Loved it, this is so true and exactly how I have grown to feel over the years. People always feel the need to stay friends out of obligation, but truth is it really is unnecessary. This isn't high school, it's the real world! And if you don't want to speak to me you don't have to. By our age we should be grown enough to be able to still have mutual friends and be cordial to one and other without having to pretend.

Great piece!

Ryan said...

Yes...i agree...breaking up is a hard thing to do...especially after a very long relationship...but wats even harder to do is trying to rebuild that relationship after you have just about lost it all...as I sit here typing away in a police car on my new phone...i have to admit...i really dont know if my current situation with my former fiance...will workout the way I want, and the way we want.
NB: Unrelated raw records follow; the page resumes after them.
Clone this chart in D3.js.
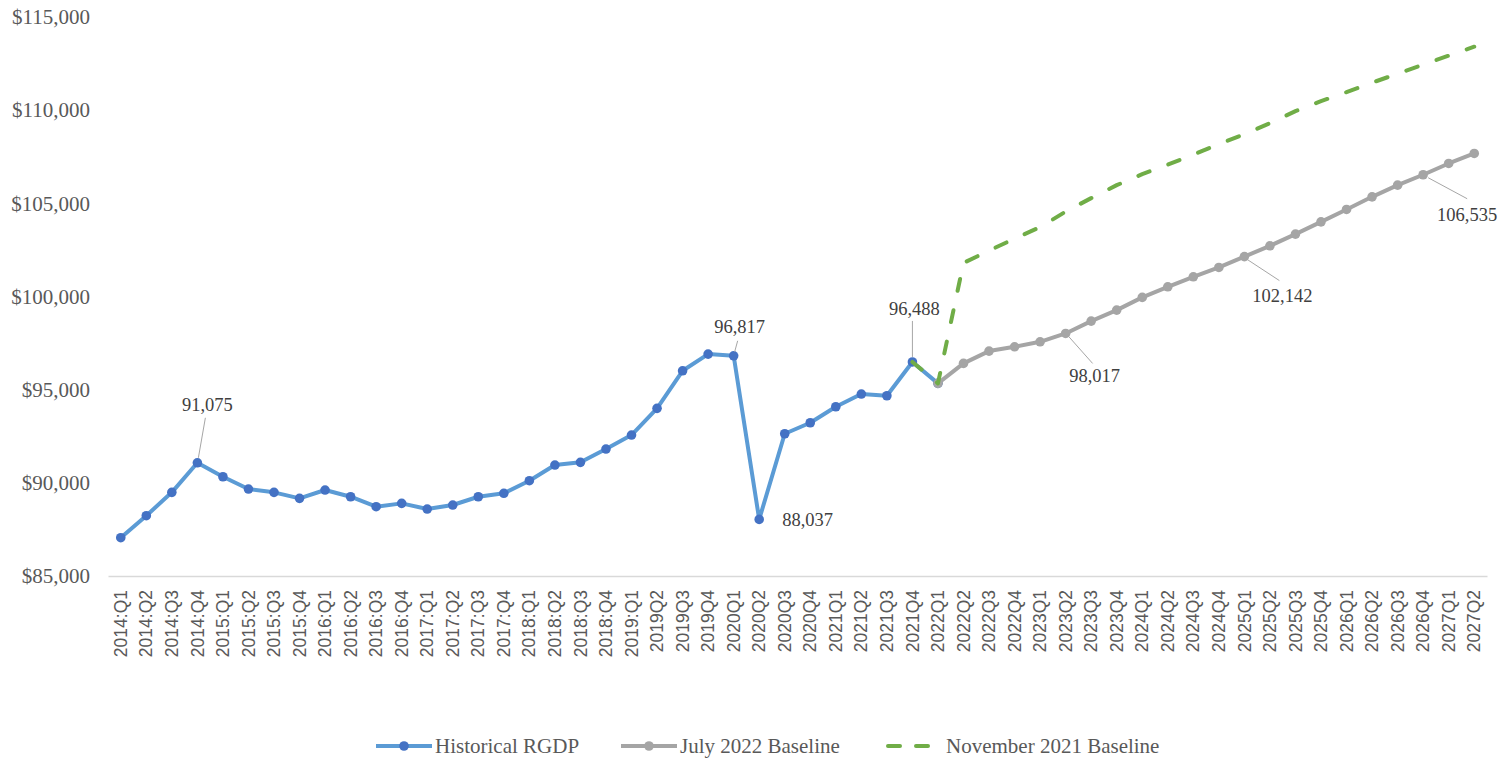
<!DOCTYPE html>
<html lang="en">
<head>
  <meta charset="UTF-8">
  <title>Real GDP: Historical and Baselines</title>
  <script src="https://d3js.org/d3.v7.min.js"></script>
  <style>
    body { margin: 0; background: #fff; }
    svg { display: block; }
  </style>
</head>
<body>
  <div id="chart"></div>
  <script>
    // quarter labels (tick labels as they appear on the axis)
    const quarters = [
      "2014:Q1", "2014:Q2", "2014:Q3", "2014:Q4",
      "2015:Q1", "2015:Q2", "2015:Q3", "2015:Q4",
      "2016:Q1", "2016:Q2", "2016:Q3", "2016:Q4",
      "2017:Q1", "2017:Q2", "2017:Q3", "2017:Q4",
      "2018:Q1", "2018:Q2", "2018:Q3", "2018:Q4",
      "2019:Q1", "2019Q2", "2019Q3", "2019Q4",
      "2020Q1", "2020Q2", "2020Q3", "2020Q4",
      "2021Q1", "2021Q2", "2021Q3", "2021Q4",
      "2022Q1", "2022Q2", "2022Q3", "2022Q4",
      "2023Q1", "2023Q2", "2023Q3", "2023Q4",
      "2024Q1", "2024Q2", "2024Q3", "2024Q4",
      "2025Q1", "2025Q2", "2025Q3", "2025Q4",
      "2026Q1", "2026Q2", "2026Q3", "2026Q4",
      "2027Q1", "2027Q2"
    ];

    // Historical RGDP, 2014:Q1 - 2022Q1
    const historical = [
      87055, 88235, 89490, 91075,
      90327, 89667, 89490, 89168,
      89614, 89254, 88718, 88898,
      88594, 88809, 89254, 89437,
      90113, 90955, 91100, 91813,
      92564, 93997, 96014, 96910,
      96817, 88037, 92634, 93224,
      94083, 94764, 94673, 96488,
      95338
    ];

    // July 2022 Baseline, 2022Q1 - 2027Q2
    const july2022 = [
      95338, 96411, 97071, 97302,
      97570, 98017, 98680, 99270,
      99951, 100520, 101057, 101560,
      102142, 102720, 103348, 104007,
      104673, 105349, 105976, 106535,
      107140, 107677
    ];

    // November 2021 Baseline, 2021Q4 - 2027Q2
    const nov2021 = [
      96488,
      95338, 101800, 102462, 103106,
      103723, 104555, 105279, 105976,
      106567, 107076, 107612, 108176,
      108712, 109303, 109946, 110483,
      110966, 111475, 111958, 112441,
      112924, 113406
    ];

    const yTicks = [85000, 90000, 95000, 100000, 105000, 110000, 115000];

    // which points carry a data label
    const labelled = [
      { series: "hist", quarter: "2014:Q4" },
      { series: "hist", quarter: "2020Q1" },
      { series: "hist", quarter: "2020Q2" },
      { series: "hist", quarter: "2021Q4" },
      { series: "july", quarter: "2023Q2" },
      { series: "july", quarter: "2025Q1" },
      { series: "july", quarter: "2026Q4" }
    ];
    // label placement relative to the point (text offset, leader line ends)
    const placement = [
      { dx: 10, dy: -52, anchor: "middle", leader: [8, -45, 1, -5] },
      { dx: 6, dy: -23, anchor: "middle", leader: [4, -15, 1, -4] },
      { dx: 23, dy: 7, anchor: "start", leader: null },
      { dx: 2, dy: -47, anchor: "middle", leader: [0, -41, 0, -5] },
      { dx: 29, dy: 49, anchor: "middle", leader: [3, 3, 27, 30] },
      { dx: 38, dy: 45, anchor: "middle", leader: [3, 3, 35, 24] },
      { dx: 44, dy: 46, anchor: "middle", leader: [5, 3, 44, 24] }
    ];

    const W = 1501, H = 760;
    const svg = d3.select("#chart").append("svg")
      .attr("width", W)
      .attr("height", H);

    const x = d3.scaleBand().domain(quarters).range([108, 1487]).padding(0);
    const cx = q => x(q) + x.bandwidth() / 2;
    const y = d3.scaleLinear().domain([85000, 115000]).range([576, 17]);

    const histData = historical.map((v, i) => ({ q: quarters[i], v }));
    const julyData = july2022.map((v, i) => ({ q: quarters[32 + i], v }));
    const novData = nov2021.map((v, i) => ({ q: quarters[31 + i], v }));

    //y axis labels
    const yAxis = svg.append("g")
      .attr("transform", "translate(90,0)")
      .call(d3.axisLeft(y).tickValues(yTicks).tickSize(0).tickPadding(0)
        .tickFormat(d => "$" + d3.format(",")(d)));
    yAxis.select(".domain").remove();
    yAxis.selectAll("text")
      .attr("font-family", "'Liberation Serif', 'Times New Roman', serif")
      .attr("font-size", "21px")
      .attr("fill", "#595959");

    //x axis
    const xAxis = svg.append("g")
      .attr("transform", "translate(0,576)")
      .call(d3.axisBottom(x).tickSize(0).tickPadding(0));
    xAxis.select(".domain").attr("stroke", "#D9D9D9").attr("stroke-width", 1.3);
    xAxis.selectAll("text")
      .attr("transform", "rotate(-90)")
      .attr("x", -14)
      .attr("y", 0)
      .attr("dy", "0.35em")
      .style("text-anchor", "end")
      .attr("font-family", "'Liberation Sans', Arial, sans-serif")
      .attr("font-size", "17.5px")
      .attr("fill", "#595959");

    const line = d3.line().x(d => cx(d.q)).y(d => y(d.v));

    //historical series
    svg.append("path")
      .datum(histData)
      .attr("fill", "none")
      .attr("stroke", "#5B9BD5")
      .attr("stroke-width", 4)
      .attr("stroke-linejoin", "round")
      .attr("d", line);
    svg.selectAll(".hist-dot")
      .data(histData)
      .enter().append("circle")
      .attr("class", "hist-dot")
      .attr("cx", d => cx(d.q))
      .attr("cy", d => y(d.v))
      .attr("r", 4.8)
      .attr("fill", "#4472C4");

    //july 2022 baseline
    svg.append("path")
      .datum(julyData)
      .attr("fill", "none")
      .attr("stroke", "#A5A5A5")
      .attr("stroke-width", 4)
      .attr("stroke-linejoin", "round")
      .attr("d", line);
    svg.selectAll(".july-dot")
      .data(julyData)
      .enter().append("circle")
      .attr("class", "july-dot")
      .attr("cx", d => cx(d.q))
      .attr("cy", d => y(d.v))
      .attr("r", 4.8)
      .attr("fill", "#A5A5A5");

    //november 2021 baseline (dashed)
    svg.append("path")
      .datum(novData)
      .attr("fill", "none")
      .attr("stroke", "#70AD47")
      .attr("stroke-width", 4)
      .attr("stroke-linecap", "round")
      .attr("stroke-linejoin", "round")
      .attr("stroke-dasharray", "12,20")
      .attr("d", line);

    //data labels
    const seriesLookup = { hist: histData, july: julyData };
    labelled.forEach((lab, i) => {
      const pt = seriesLookup[lab.series].find(d => d.q === lab.quarter);
      const px = cx(pt.q), py = y(pt.v);
      const p = placement[i];
      if (p.leader) {
        svg.append("line")
          .attr("x1", px + p.leader[0]).attr("y1", py + p.leader[1])
          .attr("x2", px + p.leader[2]).attr("y2", py + p.leader[3])
          .attr("stroke", "#A6A6A6")
          .attr("stroke-width", 1);
      }
      svg.append("text")
        .attr("x", px + p.dx)
        .attr("y", py + p.dy)
        .attr("text-anchor", p.anchor)
        .attr("font-family", "'Liberation Serif', 'Times New Roman', serif")
        .attr("font-size", "18.5px")
        .attr("fill", "#404040")
        .text(d3.format(",")(pt.v));
    });

    //legend
    const legendItems = [
      { name: "Historical RGDP", color: "#5B9BD5", marker: "#4472C4", dash: null, x: 376 },
      { name: "July 2022 Baseline", color: "#A5A5A5", marker: "#A5A5A5", dash: null, x: 621 },
      { name: "November 2021 Baseline", color: "#70AD47", marker: null, dash: "12,16", x: 886 }
    ];
    const legend = svg.selectAll(".legend")
      .data(legendItems)
      .enter().append("g")
      .attr("class", "legend")
      .attr("transform", d => `translate(${d.x},746)`);
    legend.append("line")
      .attr("x1", d => d.dash ? 2 : 0)
      .attr("x2", d => d.dash ? 54 : 56)
      .attr("y1", 0).attr("y2", 0)
      .attr("stroke", d => d.color)
      .attr("stroke-width", 4)
      .attr("stroke-linecap", d => d.dash ? "round" : "butt")
      .attr("stroke-dasharray", d => d.dash);
    legend.filter(d => d.marker)
      .append("circle")
      .attr("cx", 28)
      .attr("cy", 0)
      .attr("r", 4.8)
      .attr("fill", d => d.marker);
    legend.append("text")
      .attr("x", d => d.dash ? 60 : 59)
      .attr("y", 0)
      .attr("dy", "0.35em")
      .attr("font-family", "'Liberation Serif', 'Times New Roman', serif")
      .attr("font-size", "21px")
      .attr("fill", "#595959")
      .text(d => d.name);
  </script>
</body>
</html>
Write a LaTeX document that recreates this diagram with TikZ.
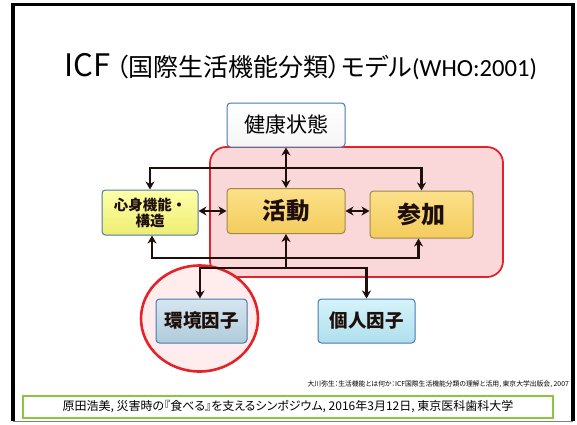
\documentclass[tikz,border=0pt]{standalone}
\usepackage{fontspec}
\usetikzlibrary{arrows.meta,shapes.geometric}
\newfontfamily\jpf{Noto Sans CJK JP}
\newfontfamily\jpp[RawFeature=+palt]{Noto Sans CJK JP}
\newfontfamily\carl{Carlito}
\definecolor{linec}{HTML}{1E0F0A}
\definecolor{boxblue}{HTML}{4A78B0}
\definecolor{pinkfill}{HTML}{FAD8D9}
\definecolor{redline}{HTML}{E3222A}
\definecolor{goldA}{HTML}{FCE08A}
\definecolor{goldB}{HTML}{F3CC5C}
\definecolor{goldline}{HTML}{9C8A4A}
\definecolor{yelA}{HTML}{FFFFA8}
\definecolor{yelB}{HTML}{EDED72}
\definecolor{envA}{HTML}{D6E6EF}
\definecolor{envB}{HTML}{AFCBDB}
\definecolor{perA}{HTML}{D6F3FA}
\definecolor{perB}{HTML}{AEDFEC}
\definecolor{footgreen}{HTML}{8CC63F}
\tikzset{
  boxnode/.style={rectangle, rounded corners=3.5pt, inner sep=0pt, line width=1pt, align=center},
  arr/.style={draw=linec, line width=2.2pt, -{Stealth[length=8pt,width=9pt,inset=2.5pt]}},
  dbl/.style={draw=linec, line width=2.2pt, {Stealth[length=8pt,width=9pt,inset=2.5pt]}-{Stealth[length=8pt,width=9pt,inset=2.5pt]}}
}
\begin{document}
\begin{tikzpicture}[x=1pt,y=-1pt]
\useasboundingbox (0,0) rectangle (577,424);
% frame
\draw[line width=3.5pt] (13,421) -- (13,4.5) -- (573,4.5) -- (573,421);
\draw[gray, line width=1pt] (13,421) -- (573,421);
% title
\node[anchor=base west, inner sep=0pt] (t1) at (64,76) {\jpf\fontsize{31}{32}\selectfont ICF};
\node[anchor=base west, inner sep=0pt] (t2) at (116,76) {\jpp\fontsize{25}{27}\selectfont （国際生活機能分類）モデル};
\node[anchor=base west, inner sep=0pt] (t3) at (t2.base east) {\carl\fontsize{24.6}{26}\selectfont (WHO:2001)};
% pink group
\draw[redline, fill=pinkfill, line width=1.8pt, rounded corners=16pt] (210,147) rectangle (503,277);
% red circle
\node[ellipse, draw=redline, fill=red!7, line width=2.6pt, minimum width=117pt, minimum height=106pt, inner sep=0pt] (circ) at (199.5,318.5) {};
% boxes
\node[boxnode, draw=boxblue, top color=white, bottom color=white!92!gray, minimum width=118pt, minimum height=44pt, font={\jpf\fontsize{21}{24}\selectfont}] (kenko) at (286,125) {健康状態};
\node[boxnode, draw=boxblue, top color=yelA, bottom color=yelB, minimum width=96pt, minimum height=45pt, font={\jpf\bfseries\fontsize{14.5}{16}\selectfont}, text=linec] (shin) at (150,212.5) {心身機能・\\構造};
\node[boxnode, draw=goldline, top color=goldA, bottom color=goldB, minimum width=118pt, minimum height=45pt, font={\jpf\bfseries\fontsize{23.5}{26}\selectfont}, text=linec] (kats) at (286,211) {活動};
\node[boxnode, draw=goldline, top color=goldA, bottom color=goldB, minimum width=103pt, minimum height=47pt, font={\jpf\bfseries\fontsize{24}{26}\selectfont}, text=linec] (sanka) at (421.5,214.5) {参加};
\node[boxnode, draw=boxblue, top color=envA, bottom color=envB, minimum width=91pt, minimum height=44pt, font={\jpf\bfseries\fontsize{18.5}{20}\selectfont}, text=linec] (kankyo) at (201.5,321) {環境因子};
\node[boxnode, draw=boxblue, top color=perA, bottom color=perB, minimum width=97pt, minimum height=44pt, font={\jpf\bfseries\fontsize{18.5}{20}\selectfont}, text=linec] (kojin) at (366.5,321) {個人因子};
% junctions
\coordinate (jt) at (286,168);
\coordinate (jb) at (286,258);
\coordinate (jl) at (286,268);
% connectors
\draw[dbl] (kenko.south) -- (kats.north);
\draw[arr] (jt) -| (shin.north);
\draw[arr] (jt) -| (sanka.north);
\draw[dbl] (kats.west -| shin.east) -- (kats.west);
\draw[dbl] (kats.east) -- (kats.east -| sanka.west);
\draw[arr] (jl) -- (kats.south);
\draw[arr] (jb) -| ([xshift=2pt]shin.south);
\draw[arr] (jb) -| ([xshift=-3pt]sanka.south);
\draw[arr] (jl) -| ([xshift=-1.5pt]kankyo.north);
\draw[arr] (jl) -| (kojin.north);
% citation
\node[anchor=base east, inner sep=0pt, font={\jpp\fontsize{6.8}{8}\selectfont}] (cite) at (569,386) {大川弥生：生活機能とは何か：ICF国際生活機能分類の理解と活用, 東京大学出版会, 2007};
% footer
\node[draw=footgreen, line width=1.8pt, minimum width=530pt, minimum height=22pt, inner sep=0pt, font={\jpp\fontsize{12}{14}\selectfont}] (foot) at (288,407) {原田浩美, 災害時の『食べる』を支えるシンポジウム, 2016年3月12日, 東京医科歯科大学};
\end{tikzpicture}
\end{document}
Its easy to say...i want this...and we want that...but doing it is the hard part...guess only time can tell...but I do know I have alot to do...and a lil bit of time to do it...thx for reading

Maliek said...

Abby,
I dont think people own enough of their own crap and then they try to put it off on their friends. If I know I have changed, then I can be adult enough to seperate myself from the situation that isnt working for me anymore, especially since more than likely it isnt working for the other person either!